One of the things I love about being a cyclist is that it shows you that you can do something which is difficult, you just have to keep pedaling. I hadn't owned a bike for more than 20 years when I bought a Trek hybrid to ride on the trails in the neighborhood. Each spring I would start out riding a few miles out, feeling exhausted, and heading home. Over time I would build up to rides of 20-30 miles, sometimes more than one ride on a nice day. Then one year I thought I should just keep riding even though I felt like I had nothing in my legs. To my amazement, riding further made me feel better, not worse! Of course, when I can ride, even a little, through the winter, it makes spring riding that much better.
Eventually I turned some of those 30 mile rides into 50 mile rides. It occurred to me that two of those rides would make a century. So for a few years I signed up for the MS150 out of Kansas City. September around here usually means cool mornings and hot afternoons. After a pancake breakfast hundreds of riders would head out for a hundred mile ride through the hills of west-central Missouri to the state fairgrounds at Sedalia. A spaghetti supper and a massage would leave me in a little less pain than when I got off the bike. The next morning I could really feel what I had done to myself, and made me grateful to "only" have 50 miles to ride that day. But I did it.

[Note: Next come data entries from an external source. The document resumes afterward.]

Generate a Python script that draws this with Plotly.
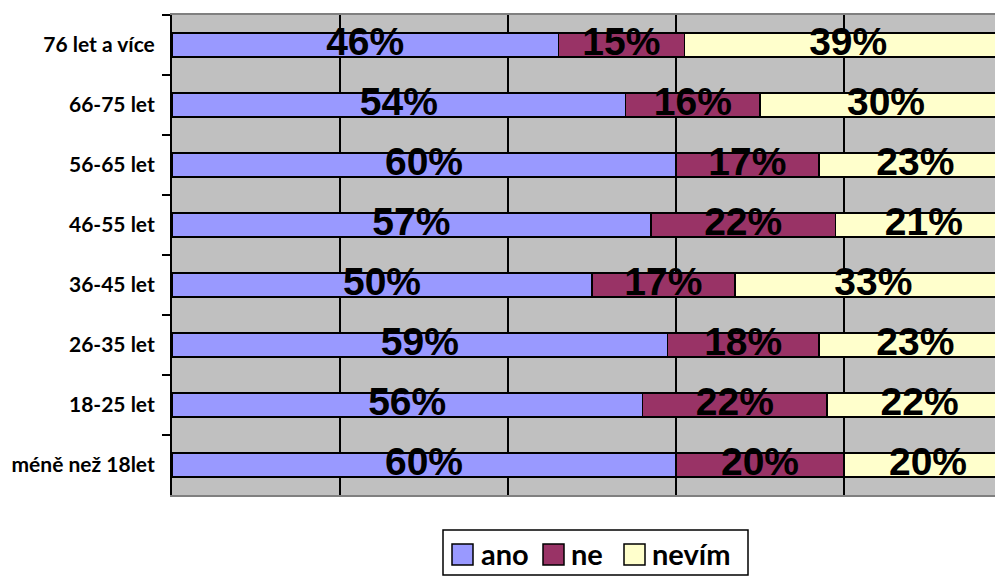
# -*- coding: utf-8 -*-
# stacked 100% bars - odpovedi podle vekovych skupin
import plotly.graph_objects as go

# %% data
vekove_skupiny = ["76 let a více", "66-75 let", "56-65 let", "46-55 let",
                  "36-45 let", "26-35 let", "18-25 let", "méně než 18let"]
ano = [46, 54, 60, 57, 50, 59, 56, 60]
ne = [15, 16, 17, 22, 17, 18, 22, 20]
nevim = [39, 30, 23, 21, 33, 23, 22, 20]
serie = ["ano", "ne", "nevím"]
barvy = ["#9999FF", "#993366", "#FFFFCC"]

# %% layout constants (page body has an 8px margin)
OFF = 8
W, H = 1003 - OFF, 576 - OFF
L, T, B = 172 - OFF, 15 - OFF, 576 - 495


def px_x(px):
    # window pixel -> paper x
    return (px - OFF - L) / (W - L)


def px_y(py):
    # window pixel -> paper y
    return (H - B - (py - OFF)) / (H - T - B)


fig = go.Figure()

zacatek = [0] * len(vekove_skupiny)
for nazev, hodnoty, barva in zip(serie, [ano, ne, nevim], barvy):
    fig.add_bar(
        y=vekove_skupiny,
        x=hodnoty,
        orientation="h",
        name=nazev,
        marker=dict(color=barva, line=dict(color="black", width=1.5)),
        showlegend=False,
    )
    # labels centred in each segment (segment may run past the visible range)
    stred = [z + v / 2 for z, v in zip(zacatek, hodnoty)]
    fig.add_scatter(
        y=vekove_skupiny,
        x=stred,
        mode="text",
        text=[f"{v}%" for v in hodnoty],
        textposition="middle center",
        textfont=dict(family="Liberation Sans", size=39, color="black", weight="bold"),
        showlegend=False,
        cliponaxis=False,
        hoverinfo="skip",
    )
    zacatek = [z + v for z, v in zip(zacatek, hodnoty)]

# %% manual legend (Excel style box)
shapes = [
    dict(type="rect", xref="paper", yref="paper",
         x0=px_x(443), x1=px_x(748), y0=px_y(530), y1=px_y(575),
         line=dict(color="black", width=1.5), fillcolor="white", layer="above")
]
annotations = []
sym_x = [452, 543, 624]
txt_x = [480, 570, 651]
for nazev, barva, sx, tx in zip(serie, barvy, sym_x, txt_x):
    shapes.append(dict(type="rect", xref="paper", yref="paper",
                       x0=px_x(sx), x1=px_x(sx + 21), y0=px_y(544), y1=px_y(565),
                       line=dict(color="black", width=1.5), fillcolor=barva, layer="above"))
    annotations.append(dict(text=nazev, xref="paper", yref="paper",
                            x=px_x(tx), y=px_y(553), xanchor="left", yanchor="middle",
                            showarrow=False, borderpad=0,
                            font=dict(family="Lato", size=29, color="black", weight="bold")))

fig.update_layout(
    width=W, height=H,
    margin=dict(l=L, r=0, t=T, b=B),
    barmode="stack",
    bargap=0.6,
    plot_bgcolor="#C0C0C0",
    paper_bgcolor="white",
    shapes=shapes,
    annotations=annotations,
    xaxis=dict(
        range=[0, 98.93],
        dtick=20, tick0=0,
        showticklabels=False,
        showgrid=True, gridcolor="black", gridwidth=1.5,
        zeroline=False,
        showline=True, mirror=True, linecolor="#808080", linewidth=2,
        automargin=False,
    ),
    yaxis=dict(
        type="category",
        autorange="reversed",
        tickson="boundaries",
        ticks="outside", ticklen=8, tickwidth=2, tickcolor="black",
        showline=True, linecolor="black", linewidth=2,
        showgrid=False,
        ticklabelstandoff=11,
        automargin=False,
        tickfont=dict(family="Lato", size=21, color="black", weight="bold"),
    ),
)

fig.write_html("out.html")
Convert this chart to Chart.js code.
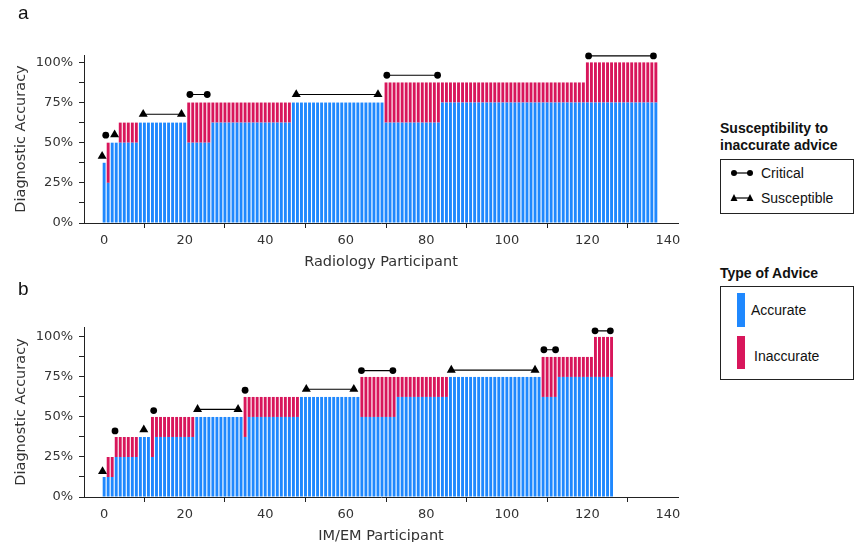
<!DOCTYPE html>
<html>
<head>
<meta charset="utf-8">
<script src="https://cdn.jsdelivr.net/npm/chart.js@4.4.1/dist/chart.umd.min.js"></script>
<style>
  body { margin: 0; background: #fff; width: 854px; height: 542px; overflow: hidden; position: relative;
         font-family: 'Liberation Sans', Arial, sans-serif; color: #111; }
  canvas { position: absolute; left: 0; }
  #chartA { top: 0; }
  #chartB { top: 272px; }
  .panel { position: absolute; left: 18px; font-size: 19px; line-height: 19px; }
  .lg-title { position: absolute; left: 720px; font-weight: bold; font-size: 14px; line-height: 17px; }
  .lg-box { position: absolute; left: 720px; width: 134px; border: 1px solid #222; box-sizing: border-box; }
  .lg-item { position: absolute; font-size: 14px; line-height: 16px; white-space: nowrap; }
  .patch { position: absolute; width: 8px; }
</style>
</head>
<body>
<canvas id="chartA" width="700" height="285"></canvas>
<canvas id="chartB" width="700" height="287"></canvas>

<div class="panel" style="top:3px">a</div>
<div class="panel" style="top:279px">b</div>

<div class="lg-title" style="top:120px">Susceptibility to<br>inaccurate advice</div>
<div class="lg-box" style="top:159px;height:55px">
  <svg style="position:absolute;left:9px;top:7px" width="24" height="40">
    <line x1="4" y1="6" x2="20" y2="6" stroke="#000" stroke-width="1.2"/>
    <circle cx="4" cy="6" r="3" fill="#000"/><circle cx="20" cy="6" r="3" fill="#000"/>
    <line x1="4" y1="31" x2="20" y2="31" stroke="#000" stroke-width="1.2"/>
    <polygon points="4,27 0.5,34 7.5,34" fill="#000"/><polygon points="20,27 16.5,34 23.5,34" fill="#000"/>
  </svg>
  <div class="lg-item" style="left:40px;top:5px">Critical</div>
  <div class="lg-item" style="left:40px;top:30px">Susceptible</div>
</div>

<div class="lg-title" style="top:265px">Type of Advice</div>
<div class="lg-box" style="top:286px;height:94px">
  <div class="patch" style="left:16px;top:6px;height:34px;background:#1f88fe"></div>
  <div class="lg-item" style="left:30px;top:15px">Accurate</div>
  <div class="patch" style="left:16px;top:49px;height:33px;background:#d8165b"></div>
  <div class="lg-item" style="left:33px;top:61px">Inaccurate</div>
</div>

<script>
// runs of participants with the same pair of accuracies (sorted order)
const radCounts = [1, 1, 2, 5, 12, 6, 20, 23, 14, 36, 18];
const radLower  = [37.5, 25, 50, 50, 62.5, 50, 62.5, 75, 62.5, 75, 75];
const radUpper  = [37.5, 50, 50, 62.5, 62.5, 75, 75, 75, 87.5, 87.5, 100];

const imCounts = [1, 2, 6, 3, 1, 10, 12, 1, 13, 15, 9, 13, 23, 4, 9, 5];
const imLower  = [12.5, 12.5, 25, 37.5, 25, 37.5, 50, 37.5, 50, 62.5, 50, 62.5, 75, 62.5, 75, 75];
const imUpper  = [12.5, 25, 37.5, 37.5, 50, 50, 50, 62.5, 62.5, 62.5, 75, 75, 75, 87.5, 87.5, 100];

// susceptibility markers: start / end participant and height
const radCritStart = [0.4, 21.3, 70.2, 120.3];
const radCritEnd   = [0.4, 25.6, 82.8, 136.4];
const radCritY     = [54.7, 80, 92, 104];
const radSuscStart = [-0.5, 2.6, 9.7, 47.7];
const radSuscEnd   = [-0.5, 2.6, 19.2, 68.0];
const radSuscY     = [41.6, 55, 67.7, 80];

const imCritStart = [2.7, 12.3, 35.0, 63.9, 109.2, 121.9];
const imCritEnd   = [2.7, 12.3, 35.0, 71.7, 112.1, 125.7];
const imCritY     = [41.3, 54, 66.7, 79, 92, 103.8];
const imSuscStart = [-0.4, 9.85, 23.2, 50.2, 86.2];
const imSuscEnd   = [-0.4, 9.85, 33.25, 62.0, 107.0];
const imSuscY     = [16, 42, 54.8, 67.3, 79.3];

const xTicks = [0, 20, 40, 60, 80, 100, 120, 140];
const yTicks = [0, 12.5, 25, 37.5, 50, 62.5, 75, 87.5, 100];

const BLUE = '#1f88fe';
const RED = '#d8165b';
const INK = '#222';

Chart.defaults.font.family = "'DejaVu Sans', sans-serif";
Chart.defaults.color = '#333';

function expand(counts, vals) {
    const out = [];
    counts.forEach((n, i) => { for (let k = 0; k < n; k++) out.push(vals[i]); });
    return out;
}

function markerData(starts, ends, ys) {
    const pts = [];
    starts.forEach((s, i) => {
        pts.push({ x: s, y: ys[i] });
        if (ends[i] !== s) pts.push({ x: ends[i], y: ys[i] });
        pts.push({ x: ends[i], y: null });
    });
    return pts;
}

function markerSet(pts, style, r) {
    return {
        type: 'line', data: pts, order: 0, clip: false,
        showLine: true, spanGaps: false, borderColor: '#000', borderWidth: 1.2,
        pointStyle: style, pointRadius: r, pointBackgroundColor: '#000', pointBorderWidth: 0
    };
}

function makeChart(id, counts, lower, upper, crit, susc, yMax, xTitle, plotH) {
    const lo = expand(counts, lower);
    const hi = expand(counts, upper);
    const blue = lo.map((v, i) => ({ x: i, y: v }));
    const red = hi.map((v, i) => ({ x: i, y: v > lo[i] ? [lo[i], v] : null }));

    return new Chart(document.getElementById(id), {
        type: 'bar',
        data: {
            datasets: [
                markerSet(crit, 'circle', 3.4),
                markerSet(susc, 'triangle', 5.2),
                { data: blue, backgroundColor: BLUE, grouped: false, order: 1,
                  categoryPercentage: 0.72, barPercentage: 1, borderWidth: 0 },
                { data: red, backgroundColor: RED, grouped: false, order: 1,
                  categoryPercentage: 0.72, barPercentage: 1, borderWidth: 0 }
            ]
        },
        options: {
            responsive: false,
            animation: false,
            layout: { padding: { left: 0, top: 55, right: 22, bottom: 0 } },
            plugins: { legend: { display: false }, tooltip: { enabled: false } },
            scales: {
                x: {
                    type: 'linear', min: -5, max: 142.5, offset: false,
                    afterBuildTicks: s => { s.ticks = xTicks.map(v => ({ value: v })); },
                    afterFit: s => { s.height = s.chart.height - 55 - plotH; },
                    ticks: { autoSkip: false, maxRotation: 0, padding: 5, font: { size: 13 }, color: '#333' },
                    grid: { display: true, drawOnChartArea: false, drawTicks: true, tickLength: 5, color: INK },
                    border: { display: true, color: INK, width: 1 },
                    title: { display: true, text: xTitle, font: { size: 14.5 }, color: '#333',
                             padding: { top: 0, bottom: 14 } }
                },
                y: {
                    min: 0, max: yMax,
                    afterBuildTicks: s => { s.ticks = yTicks.map(v => ({ value: v })); },
                    afterFit: s => { s.width = 84; },
                    ticks: { autoSkip: false, padding: 6, font: { size: 13 }, color: '#333',
                             callback: v => (v % 25 === 0 ? v + '%' : '') },
                    grid: { display: true, drawOnChartArea: false, drawTicks: true, tickLength: 5, color: INK },
                    border: { display: true, color: INK, width: 1 },
                    title: { display: true, text: 'Diagnostic Accuracy', font: { size: 14.5 }, color: '#333',
                             padding: { top: 13, bottom: 0 } }
                }
            }
        }
    });
}

makeChart('chartA', radCounts, radLower, radUpper,
    markerData(radCritStart, radCritEnd, radCritY),
    markerData(radSuscStart, radSuscEnd, radSuscY),
    104.6, 'Radiology Participant', 168);

makeChart('chartB', imCounts, imLower, imUpper,
    markerData(imCritStart, imCritEnd, imCritY),
    markerData(imSuscStart, imSuscEnd, imSuscY),
    106.2, 'IM/EM Participant', 170);
</script>
</body>
</html>
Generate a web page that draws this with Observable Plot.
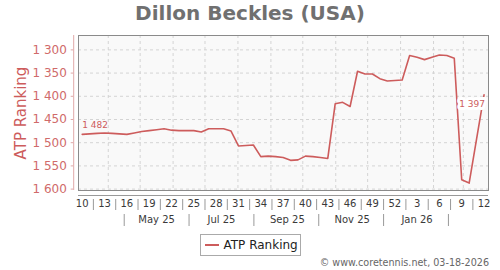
<!DOCTYPE html>
<html><head><meta charset="utf-8">
<script src="https://cdn.jsdelivr.net/npm/d3@7"></script>
<script src="https://cdn.jsdelivr.net/npm/@observablehq/plot@0.6"></script>
<style>
body{margin:0;background:#fff;font-family:"DejaVu Sans",sans-serif;}
#wrap{width:500px;height:270px;overflow:hidden;}
#title{height:28px;line-height:26px;text-align:center;font-weight:bold;font-size:20px;color:#707070;}
#chart svg{display:block;}
#legend{height:24px;padding-top:2px;box-sizing:border-box;display:flex;justify-content:center;}
#legend .box{width:101px;height:22px;box-sizing:border-box;border:1px solid #aaa;display:flex;align-items:center;padding-left:4px;font-size:12px;color:#222;}
#legend .sw{width:14px;height:2px;background:#cd5c5c;margin-right:5px;}
#caption{height:14px;line-height:14px;text-align:right;padding-right:11px;font-size:9.6px;color:#666;}
</style></head>
<body><div id="wrap">
<div id="title">Dillon Beckles (USA)</div>
<div id="chart"></div>
<div id="legend"><div class="box"><span class="sw"></span><span>ATP Ranking</span></div></div>
<div id="caption">© www.coretennis.net, 03-18-2026</div>
</div>
<script>
// ---- data ----
const firstWeek = "2025-03-07T12:00:00Z";
const ranking = [1482,1481,1480,1479,1480,1481,1482,1479,1476,1474,1472,1470,1473,1474,1474,1474,1477,1470,1470,1470,1475,1507,1506,1505,1530,1529,1530,1532,1538,1537,1529,1530,1532,1534,1416,1413,1422,1346,1352,1352,1362,1367,1366,1365,1312,1316,1321,1316,1311,1312,1318,1580,1587,1492,1397];
const weekLabels = [10,13,16,19,22,25,28,31,34,37,40,43,46,49,52,3,6,9,12];
const monthLabels = ["May 25","Jul 25","Sep 25","Nov 25","Jan 26"];
const monthLabelDates = ["2025-05-16","2025-07-16","2025-09-16","2025-11-16","2026-01-16"];
const monthSepDates = ["2025-04-16","2025-06-16","2025-08-16","2025-10-16","2025-12-16","2026-02-15"];
const yTicks = [1300,1350,1400,1450,1500,1550,1600];

// ---- build ----
const DAY = 864e5;
const t0 = new Date(firstWeek);
const data = ranking.map((r, i) => ({date: new Date(+t0 + i * 7 * DAY), rank: r}));
const weekTickDates = weekLabels.map((_, k) => new Date(+t0 + k * 21 * DAY));
const weekLabelOf = new Map(weekTickDates.map((d, k) => [+d, weekLabels[k]]));
const weekSeps = weekLabels.slice(1).map((_, k) => new Date(+t0 + (1.5 + 3 * k) * 7 * DAY));
const mLabDates = monthLabelDates.map(s => new Date(s + "T12:00:00Z"));
const monthLabelOf = new Map(mLabDates.map((d, k) => [+d, monthLabels[k]]));
const mSepDates = monthSepDates.map(s => new Date(s + "T00:00:00Z"));
const gridMonths = d3.utcMonth.range(new Date("2025-04-01T00:00:00Z"), new Date("2026-03-02T00:00:00Z"));
const xDomain = [new Date(+t0 - 3.5 * DAY), new Date(+t0 + 382.2 * DAY)];
const yDomain = [1269, 1603];
const fmt = v => d3.format(",")(v).replace(",", " ");
const red = "#cd5c5c";

const chart = Plot.plot({
  width: 500, height: 204,
  marginTop: 7, marginBottom: 42, marginLeft: 78, marginRight: 12,
  style: {fontFamily: "DejaVu Sans", background: "transparent"},
  x: {type: "utc", domain: xDomain, label: null},
  y: {domain: yDomain, reverse: true, label: null},
  marks: [
    Plot.frame({fill: "#f9f9f9"}),
    Plot.gridX(gridMonths, {stroke: "#d4d4d4", strokeOpacity: 1, strokeDasharray: "3,3"}),
    Plot.gridY(yTicks, {stroke: "#d4d4d4", strokeOpacity: 1, strokeDasharray: "3,3"}),
    Plot.line(data, {x: "date", y: "rank", stroke: red, strokeWidth: 1.6}),
    Plot.text([data[0]], {x: "date", y: "rank", text: d => fmt(d.rank), textAnchor: "start", dy: -9, fontSize: 9, fill: red}),
    Plot.text([data[data.length - 1]], {x: "date", y: "rank", text: d => fmt(d.rank), textAnchor: "end", dy: 9, dx: 1, fontSize: 9, fill: red, stroke: "white", strokeWidth: 6, paintOrder: "stroke"}),
    Plot.frame({stroke: "#8a8a8a"}),
    Plot.ruleX([xDomain[0]], {dx: -4.8, stroke: "#e0a8a8"}),
    Plot.ruleY([yDomain[1]], {dy: 5, stroke: "#999"}),
    Plot.axisY(yTicks, {anchor: "left", tickSize: 2.5, tickPadding: 4.3, dx: -4.8, tickFormat: fmt, fontSize: 12, fill: "#d06a6a", stroke: "#e0a8a8", label: null}),
    Plot.text(["ATP Ranking"], {frameAnchor: "left", textAnchor: "middle", rotate: -90, dx: -57, fontSize: 15, fill: red}),
    Plot.axisX(weekTickDates, {anchor: "bottom", tickSize: 0, tickPadding: 9.5, tickFormat: d => weekLabelOf.get(+d), fontSize: 10, fill: "#3a3a3a", label: null}),
    Plot.axisX(weekSeps, {anchor: "bottom", tickSize: 11, dy: 9, tickFormat: () => "", stroke: "#999", label: null}),
    Plot.axisX(mLabDates, {anchor: "bottom", tickSize: 0, tickPadding: 25.5, tickFormat: d => monthLabelOf.get(+d), fontSize: 10, fill: "#3a3a3a", label: null}),
    Plot.axisX(mSepDates, {anchor: "bottom", tickSize: 12, dy: 24, tickFormat: () => "", stroke: "#999", label: null})
  ]
});
document.getElementById("chart").appendChild(chart);
</script>
</body></html>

When my brother-in-law, Bruce suggested a week-long tour through the hills, and wind, of eastern South Dakota, with mileages of 50-100 miles each day for 6 days, I wasn't sure if I could do that. But I did it. And it felt great! It wasn't easy. There were times when Bruce would tell me to take a wheel and draft off him to fight through the wind, and I could only do that for so long. There were times that the wind, heat, rain, cold seemed like too much to deal with, but I kept going, enjoying the scenery, camaraderie, and even the challenge of what we were doing. As we rode into Mitchell on the last day, drivers were tapping their horns in encouragement for riders finishing a long week, and it was music to my ears.
The next year we headed for Colorado for CRMBT. Driving over Monarch Pass on the way to Gunnison seemed a challenge for the van. I wasn't sure it was something I could do on a bike! But, by the time I crossed Monarch Pass one week later, I had ridden though the Black Canyon of the Gunnison River, climbed McClure Pass, the entire route of the Copper Triangle, and oh yeah, Independence Pass at 12,095 feet. That day included a broken spoke, waiting out a thunderstorm on the side of the road, and riding into Leadville in a cold rain to complete a century ride. Monarch Pass was no big deal.
I learned recently that Deb, a friend I met in Colorado, rode over Independence Pass that day too. And it was her first ever century ride! That is amazing!
I've done 6 week-long tours in Colorado, 3 in South Dakota, and 1 Biking Across Kansas. I've done several century rides in tours and on my own. I've climbed 20 of the 23 Colorado passes over 10,000 feet. I never knew I could do that! I'm not always fast, but riding a bike has taught me I can do hard things. Just keep pedaling.